Can I use the The Offspring font for my own project?
For personal, non-commercial fun — fan art, a mock poster on your wall, practice lettering — you have a lot of latitude, especially if you use a free look-alike rather than the actual logo. The line you should not cross is using the band’s actual wordmark, the flaming-skull emblem, or anything that suggests official endorsement on products you sell. That’s trademark territory, not just font licensing.
If you’re building something commercial, pick a properly licensed font for your look-alike and design your own original mark. Always confirm each font’s terms before you ship — our font licensing guide walks through desktop vs. web vs. commercial use so you don’t get caught out.
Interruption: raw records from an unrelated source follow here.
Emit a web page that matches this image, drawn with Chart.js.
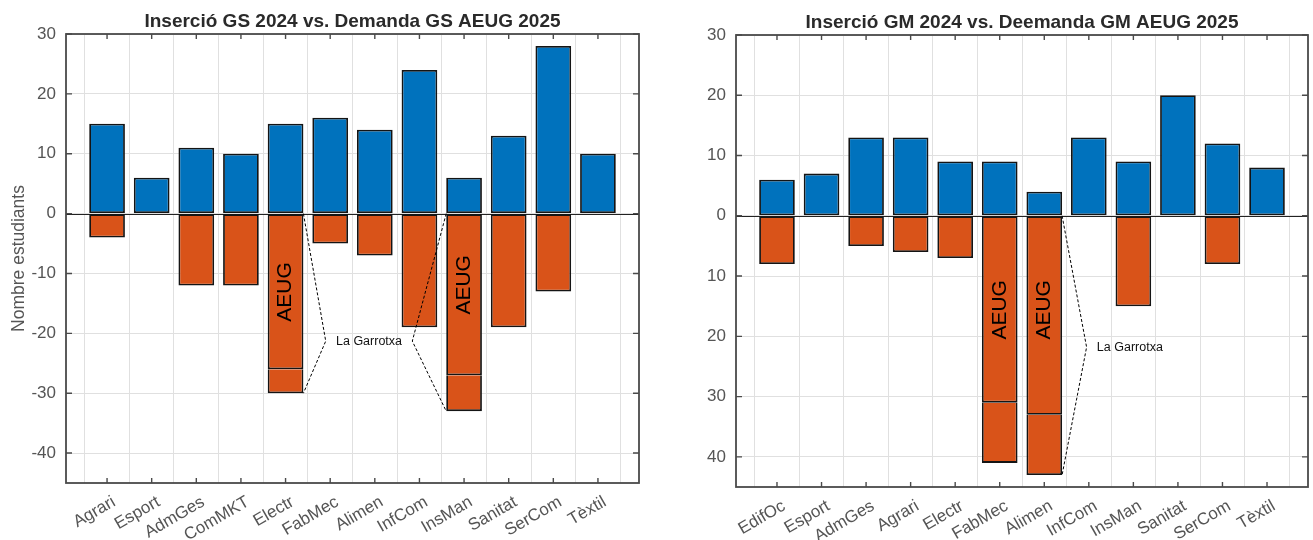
<!DOCTYPE html>
<html><head><meta charset="utf-8">
<script src="https://cdn.jsdelivr.net/npm/chart.js@4.4.1/dist/chart.umd.min.js"></script>
<style>
html,body{margin:0;padding:0;background:#fff;width:1313px;height:540px;overflow:hidden}
.box{position:absolute;top:0;height:540px}
#b1{left:0;width:660px}
#b2{left:660px;width:653px}
</style></head><body>
<div class="box" id="b1"><canvas id="c1"></canvas></div>
<div class="box" id="b2"><canvas id="c2"></canvas></div>
<script>
// ---- Data: GS (left chart)
const categoriesGS = ['Agrari','Esport','AdmGes','ComMKT','Electr','FabMec','Alimen','InfCom','InsMan','Sanitat','SerCom','Tèxtil'];
const insercioGS   = [15, 6, 11, 10, 15, 16, 14, 24, 6, 13, 28, 10];
const demandaGS    = [-4, 0, -12, -12, -30, -5, -7, -19, -33, -19, -13, 0];
const aeugGS       = [null, null, null, null, -26, null, null, null, -27, null, null, null];

// ---- Data: GM (right chart)
const categoriesGM = ['EdifOc','Esport','AdmGes','Agrari','Electr','FabMec','Alimen','InfCom','InsMan','Sanitat','SerCom','Tèxtil'];
const insercioGM   = [6, 7, 13, 13, 9, 9, 4, 13, 9, 20, 12, 8];
const demandaGM    = [-8, 0, -5, -6, -7, -41, -43, 0, -15, 0, -8, 0];
const aeugGM       = [null, null, null, null, null, -31, -33, null, null, null, null, null];

const yTickValues = [-40, -30, -20, -10, 0, 10, 20, 30];

const FONT = '"Liberation Sans", Arial, sans-serif';
const BLUE = '#0072BD', ORANGE = '#D95319', EDGE = '#141414';
const FRAME = '#4a4a4a', GRID = '#e0e0e0', TXT = '#555555';

function buildChart(id, o) {
  const W = o.width, H = 540;
  const toPts = arr => arr.map((v, i) => ({x: i + 1, y: (v === 0 || v === null) ? null : v}));
  const seg1 = o.dem.map((v, i) => o.aeug[i] != null ? o.aeug[i] : v);
  const seg2 = o.dem.map((v, i) => o.aeug[i] != null ? v - o.aeug[i] : null);

  const deco = {
    id: 'deco' + id,
    beforeDatasetsDraw(chart) {
      const {ctx, chartArea: a, scales: {y}} = chart;
      ctx.save();
      ctx.strokeStyle = '#222'; ctx.lineWidth = 1.2;
      const y0 = Math.round(y.getPixelForValue(0)) + 0.5;
      ctx.beginPath(); ctx.moveTo(a.left, y0); ctx.lineTo(a.right, y0); ctx.stroke();
      ctx.restore();
    },
    afterDraw(chart) {
      const {ctx, chartArea: a, scales: {x, y}} = chart;
      ctx.save();
      // frame
      ctx.strokeStyle = FRAME; ctx.lineWidth = 1.8;
      ctx.strokeRect(a.left, a.top, a.right - a.left, a.bottom - a.top);
      // inward ticks
      ctx.lineWidth = 1.4;
      x.ticks.forEach(t => {
        const px = x.getPixelForValue(t.value);
        ctx.beginPath();
        ctx.moveTo(px, a.bottom); ctx.lineTo(px, a.bottom - 5);
        ctx.moveTo(px, a.top); ctx.lineTo(px, a.top + 5);
        ctx.stroke();
      });
      y.ticks.forEach(t => {
        const py = y.getPixelForValue(t.value);
        ctx.beginPath();
        ctx.moveTo(a.left, py); ctx.lineTo(a.left + 6, py);
        ctx.moveTo(a.right, py); ctx.lineTo(a.right - 6, py);
        ctx.stroke();
      });
      // title
      ctx.fillStyle = '#2a2a2a';
      ctx.font = 'bold 19px ' + FONT;
      ctx.textAlign = 'center'; ctx.textBaseline = 'alphabetic';
      ctx.fillText(o.title, (a.left + a.right) / 2, o.titleY);
      // y label
      if (o.ylabel) {
        ctx.save();
        ctx.translate(19, (a.top + a.bottom) / 2);
        ctx.rotate(-Math.PI / 2);
        ctx.font = '17.5px ' + FONT; ctx.fillStyle = TXT;
        ctx.textAlign = 'center'; ctx.textBaseline = 'middle';
        ctx.fillText(o.ylabel, 0, 0);
        ctx.restore();
      }
      // AEUG labels inside bars
      const meta = chart.getDatasetMeta(1);
      ctx.fillStyle = '#000';
      ctx.font = '21px ' + FONT;
      o.aeugText.forEach(t => {
        const bar = meta.data[t.index];
        ctx.save();
        ctx.translate(bar.x, y.getPixelForValue(t.y));
        ctx.rotate(-Math.PI / 2);
        ctx.textAlign = 'center'; ctx.textBaseline = 'middle';
        ctx.fillText('AEUG', 0, 0);
        ctx.restore();
      });
      // La Garrotxa brackets
      ctx.strokeStyle = '#000'; ctx.lineWidth = 1; ctx.setLineDash([3, 2]);
      o.brackets.forEach(b => {
        const bar = meta.data[b.index];
        const ex = b.side === 'right' ? bar.x + bar.width / 2 : bar.x - bar.width / 2;
        ctx.beginPath();
        ctx.moveTo(ex, y.getPixelForValue(0));
        ctx.lineTo(x.getPixelForValue(b.apexX), y.getPixelForValue(b.apexY));
        ctx.lineTo(ex, y.getPixelForValue(o.dem[b.index]));
        ctx.stroke();
      });
      ctx.setLineDash([]);
      ctx.font = '12.5px ' + FONT; ctx.fillStyle = '#111';
      ctx.textAlign = o.label.align; ctx.textBaseline = 'middle';
      ctx.fillText('La Garrotxa', x.getPixelForValue(o.label.x), y.getPixelForValue(o.label.y));
      ctx.restore();
    }
  };

  return new Chart(document.getElementById(id), {
    type: 'bar',
    data: {
      datasets: [
        {label: 'Inserció', data: toPts(o.ins), backgroundColor: BLUE},
        {label: 'Demanda', data: toPts(seg1), backgroundColor: ORANGE},
        {label: 'La Garrotxa', data: toPts(seg2), backgroundColor: ORANGE, borderSkipped: 'start'}
      ]
    },
    options: {
      responsive: true, maintainAspectRatio: false, animation: false,
      layout: {padding: {top: o.area.top, right: W - o.area.right, left: 0, bottom: 0}},
      datasets: {bar: {borderColor: EDGE, borderWidth: 1.8, borderSkipped: false,
                        barPercentage: 0.8, categoryPercentage: 1.0}},
      plugins: {legend: {display: false}, tooltip: {enabled: false}},
      scales: {
        x: {
          type: 'linear', stacked: true, min: 0.08, max: 12.92, offset: false,
          afterBuildTicks: s => { s.ticks = o.cats.map((_, i) => ({value: i + 1})); },
          afterFit: s => { s.height = H - o.area.bottom; },
          grid: {color: GRID, lineWidth: 1, drawTicks: false},
          border: {display: false},
          ticks: {
            autoSkip: false, maxRotation: 30, minRotation: 30, padding: 9, labelOffset: 7,
            color: TXT, font: {family: FONT, size: 17},
            callback: v => o.cats[v - 1]
          }
        },
        y: {
          stacked: true, min: -45, max: 30,
          afterBuildTicks: s => { s.ticks = yTickValues.map(v => ({value: v})); },
          afterFit: s => { s.width = o.area.left; },
          grid: {color: GRID, lineWidth: 1, drawTicks: false},
          border: {display: false},
          ticks: {
            padding: 10, color: TXT, font: {family: FONT, size: 17},
            callback: v => o.absLabels ? String(Math.abs(v)) : String(v)
          }
        }
      }
    },
    plugins: [deco]
  });
}

buildChart('c1', {
  width: 660, cats: categoriesGS, ins: insercioGS, dem: demandaGS, aeug: aeugGS,
  title: 'Inserció GS 2024 vs. Demanda GS AEUG 2025', titleY: 27,
  ylabel: 'Nombre estudiants', absLabels: false,
  area: {left: 66, top: 34, right: 639, bottom: 483},
  aeugText: [{index: 4, y: -13.1}, {index: 8, y: -11.9}],
  brackets: [{index: 4, side: 'right', apexX: 5.9, apexY: -21.3},
             {index: 8, side: 'left', apexX: 7.84, apexY: -21.3}],
  label: {x: 6.87, y: -21.3, align: 'center'}
});

buildChart('c2', {
  width: 653, cats: categoriesGM, ins: insercioGM, dem: demandaGM, aeug: aeugGM,
  title: 'Inserció GM 2024 vs. Deemanda GM AEUG 2025', titleY: 28,
  ylabel: null, absLabels: true,
  area: {left: 76, top: 35, right: 648, bottom: 487},
  aeugText: [{index: 5, y: -15.6}, {index: 6, y: -15.6}],
  brackets: [{index: 6, side: 'right', apexX: 7.95, apexY: -21.8}],
  label: {x: 8.18, y: -21.8, align: 'left'}
});
</script>
</body></html>
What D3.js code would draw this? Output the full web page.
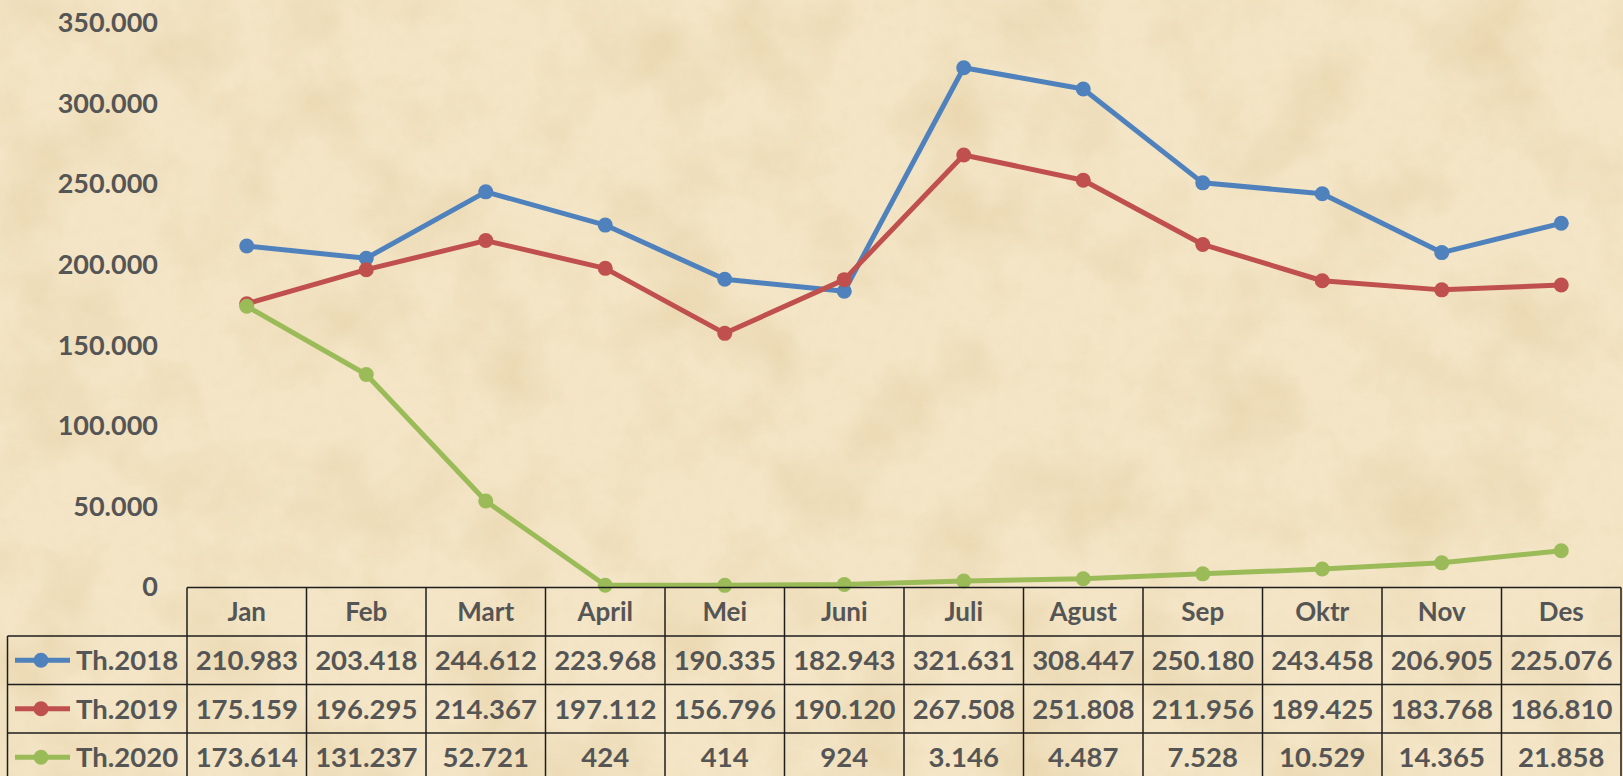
<!DOCTYPE html>
<html>
<head>
<meta charset="utf-8">
<script src="https://cdn.jsdelivr.net/npm/d3@7"></script>
<style>
  body { margin: 0; background: #f1e2c3; }
  svg { display: block; }
  text { font-family: Lato, "Open Sans", sans-serif; font-weight: bold; fill: #555555; }
</style>
</head>
<body>
<svg width="1623" height="776"></svg>
<script>
var months = ['Jan', 'Feb', 'Mart', 'April', 'Mei', 'Juni', 'Juli', 'Agust', 'Sep', 'Oktr', 'Nov', 'Des'];
var seriesNames = ['Th.2018', 'Th.2019', 'Th.2020'];
var th2018 = [210983, 203418, 244612, 223968, 190335, 182943, 321631, 308447, 250180, 243458, 206905, 225076];
var th2019 = [175159, 196295, 214367, 197112, 156796, 190120, 267508, 251808, 211956, 189425, 183768, 186810];
var th2020 = [173614, 131237, 52721, 424, 414, 924, 3146, 4487, 7528, 10529, 14365, 21858];
var yTicks = [0, 50000, 100000, 150000, 200000, 250000, 300000, 350000];
var colors = ['#4f81bd', '#c0504d', '#9bbb59'];

var series = [th2018, th2019, th2020];

var idLocale = d3.formatLocale({decimal: ',', thousands: '.', grouping: [3], currency: ['Rp', '']});
var fmt = idLocale.format(',d');

var svg = d3.select('svg');

// paper background
var defs = svg.append('defs');
var f = defs.append('filter').attr('id', 'paper').attr('x', 0).attr('y', 0).attr('width', '100%').attr('height', '100%');
f.append('feTurbulence').attr('type', 'fractalNoise').attr('baseFrequency', '0.011').attr('numOctaves', 5).attr('seed', 7);
f.append('feColorMatrix').attr('type', 'matrix')
  .attr('values', '0 0 0 0 0.78  0 0 0 0 0.62  0 0 0 0 0.36  2.2 0 0 0 -0.95');
var g2 = defs.append('filter').attr('id', 'grain').attr('x', 0).attr('y', 0).attr('width', '100%').attr('height', '100%');
g2.append('feTurbulence').attr('type', 'fractalNoise').attr('baseFrequency', '0.08').attr('numOctaves', 3).attr('seed', 2);
g2.append('feColorMatrix').attr('type', 'matrix')
  .attr('values', '0 0 0 0 0.85  0 0 0 0 0.72  0 0 0 0 0.48  1.6 0 0 0 -0.75');

svg.append('rect').attr('width', 1623).attr('height', 776).attr('fill', '#f3e5c6');
svg.append('rect').attr('width', 1623).attr('height', 776).attr('filter', 'url(#paper)').attr('opacity', 0.6);
svg.append('rect').attr('width', 1623).attr('height', 776).attr('filter', 'url(#grain)').attr('opacity', 0.4);

var tableLeft = 7.5, colLeft = 187, colRight = 1621;
var tableTop = 587.5, rowH = 48.5;

var x = d3.scaleBand().domain(months).range([colLeft, colRight]);
var y = d3.scaleLinear().domain([0, 350000]).range([586, 22]);

// y axis labels
var yAxis = d3.axisLeft(y).tickValues(yTicks).tickSize(0).tickPadding(0).tickFormat(fmt);
var yg = svg.append('g').attr('transform', 'translate(158,0)').call(yAxis);
yg.select('.domain').remove();
yg.selectAll('text').style('font-size', '27px').style('font-family', 'Lato, sans-serif').attr('fill', '#555555').attr('dy', '0.36em');

// lines
var line = d3.line()
  .x(function(d, i) { return x(months[i]) + x.bandwidth() / 2; })
  .y(function(d) { return y(d); });

var sGroup = svg.selectAll('.series')
  .data(series)
  .enter()
  .append('g')
  .attr('class', 'series');

sGroup.append('path')
  .attr('d', function(d) { return line(d); })
  .attr('fill', 'none')
  .attr('stroke', function(d, i) { return colors[i]; })
  .attr('stroke-width', 5)
  .attr('stroke-linejoin', 'round');

sGroup.each(function(d, si) {
  d3.select(this).selectAll('circle')
    .data(d)
    .enter()
    .append('circle')
    .attr('cx', function(v, i) { return x(months[i]) + x.bandwidth() / 2; })
    .attr('cy', function(v) { return y(v); })
    .attr('r', 7.5)
    .attr('fill', colors[si]);
});

// data table
var tbl = svg.append('g').attr('class', 'table');
var borderColor = '#1e1e1e';

// horizontal lines
tbl.append('line')
  .attr('x1', colLeft).attr('x2', colRight)
  .attr('y1', tableTop).attr('y2', tableTop)
  .attr('stroke', borderColor).attr('stroke-width', 1.5);
tbl.selectAll('.hline')
  .data([1, 2, 3, 4])
  .enter()
  .append('line')
  .attr('class', 'hline')
  .attr('x1', tableLeft).attr('x2', colRight)
  .attr('y1', function(d) { return tableTop + d * rowH; })
  .attr('y2', function(d) { return tableTop + d * rowH; })
  .attr('stroke', borderColor).attr('stroke-width', 1.5);

// vertical lines
var vx = months.map(function(m) { return x(m); }).concat([colRight]);
tbl.selectAll('.vline')
  .data(vx)
  .enter()
  .append('line')
  .attr('class', 'vline')
  .attr('x1', function(d) { return d; }).attr('x2', function(d) { return d; })
  .attr('y1', tableTop).attr('y2', tableTop + 4 * rowH)
  .attr('stroke', borderColor).attr('stroke-width', 1.5);
tbl.append('line')
  .attr('x1', tableLeft).attr('x2', tableLeft)
  .attr('y1', tableTop + rowH).attr('y2', tableTop + 4 * rowH)
  .attr('stroke', borderColor).attr('stroke-width', 1.5);

// header
tbl.selectAll('.head')
  .data(months)
  .enter()
  .append('text')
  .attr('class', 'head')
  .attr('x', function(d) { return x(d) + x.bandwidth() / 2; })
  .attr('y', tableTop + rowH / 2)
  .attr('dy', '0.36em')
  .attr('text-anchor', 'middle')
  .style('font-size', '26px')
  .text(function(d) { return d; });

// rows
var rows = tbl.selectAll('.row')
  .data(series)
  .enter()
  .append('g')
  .attr('class', 'row')
  .attr('transform', function(d, i) {
    return 'translate(0,' + (tableTop + (i + 1) * rowH + rowH / 2) + ')';
  });

rows.append('line')
  .attr('x1', 15).attr('x2', 70)
  .attr('y1', 0).attr('y2', 0)
  .attr('stroke', function(d, i) { return colors[i]; })
  .attr('stroke-width', 5);
rows.append('circle')
  .attr('cx', 41).attr('cy', 0).attr('r', 7.5)
  .attr('fill', function(d, i) { return colors[i]; });
rows.append('text')
  .attr('x', 76)
  .attr('dy', '0.36em')
  .style('font-size', '27.5px')
  .text(function(d, i) { return seriesNames[i]; });

rows.selectAll('.val')
  .data(function(d) { return d; })
  .enter()
  .append('text')
  .attr('class', 'val')
  .attr('x', function(v, i) { return x(months[i]) + x.bandwidth() / 2; })
  .attr('dy', '0.36em')
  .attr('text-anchor', 'middle')
  .style('font-size', '27.5px')
  .text(function(v) { return fmt(v); });
</script>
</body>
</html>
Bottom line: borrow the vibe, build your own logo.
Frequently Asked Questions
Is there an official downloadable Offspring font?
No verified, downloadable typeface has been released as the official Offspring font. The band’s name appears as custom or heavily customized display lettering, and the flaming-skull emblem is original artwork. Any “exact font” claim should be treated as an informed guess rather than confirmed fact.
What free font is closest to the Offspring logo?
For the bold wordmark, free heavyweights like Anton or Bebas Neue get you close, especially with tight spacing and a rough texture overlay. None will match perfectly, since the original is custom, but they capture the thick, punchy punk energy well enough for fan projects.
Has The Offspring changed fonts over the years?
Yes. The typography has shifted across eras — grittier in the early ’90s, bolder and cleaner during the breakthrough years, and more polished on recent releases. Different designers and labels produced the art, so expect per-era variation rather than one consistent font across the whole catalog.
Can I sell shirts using the Offspring font?
Not safely if you reproduce the actual logo, wordmark, or skull emblem — those are trademarked. You can sell original designs made with a properly licensed look-alike font, as long as they don’t imply official endorsement. Check both font licensing and trademark rules before selling anything.